Earlier this year, the United States designated the Nusra as a terrorist organization after the group announced its alliance with the Iraqi wing of al-Qaida and claiming credit for deadly explosions that had rocked Syria over the past two years of conflict.
The lack of unified international stance and the recent changes in Qatar and Egypt were also reasons behind the conference delay, noted Morhej.
Yet, other analysts think that the United States wants to prolong the crisis in Syria by postponing the conference.
Sharif Shihadeh, a Syrian lawmaker, told Xinhua that "America doesn't seek a serious political solution to the Syrian crisis, and it's unable to unify the Syrian opposition to come with one vision."
Shihadeh also slammed Western powers' talks about achieving balance on the ground between the opposition and the government troops so that both parties could have equal shots in Geneva, saying such remarks are "unrealistic."
"It's impossible for the armed opposition to tilt the balance of the fights in its favor," he contended.
Meanwhile, Fayez al-Sayyegh, a political analyst, said the Washington, by delaying the conference, wants to weaken Syria's regional role in favor of Israel. "The United States doesn't want Syria to have an influential regional role," he told Xinhua.
Deputy Information Minister Khalaf al-Muftah also slammed what he called America's "double standards" because "it speaks something when meeting the Russians and agree on a political approach and later changes its stances when it meets pro- opposition countries and pledge armament support to the rebels."
Al-Muftah said the exiled Syrian opposition is linked with foreign agendas, adding that such opposition wants the Geneva conference to be a venue for claiming the authority in Syria.
"They (opposition parties) place preconditions to hinder the conference," he said.
Syria's National Coalition (SNC), the main Western-backed opposition group in exile, said recently that any meeting should end with the departure of President Bashar al-Assad.

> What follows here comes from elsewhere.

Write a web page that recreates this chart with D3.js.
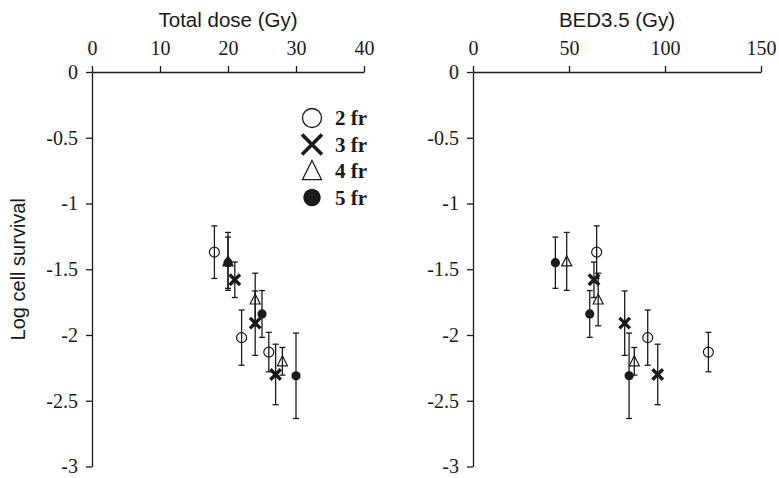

For its part, the Syrian government said it was ready to go to the conference but without any precondition and rejected the opposition's stance toward Assad's presidency.
On May 7, both Moscow and Washington said they had decided to hold an international conference in Geneva designed to facilitate a solution to the Syrian crisis through political dialogue.
The planned, yet delayed, conference is a follow-up to last year's international meeting in Geneva that drafted a peace roadmap for Syria but was never materialized.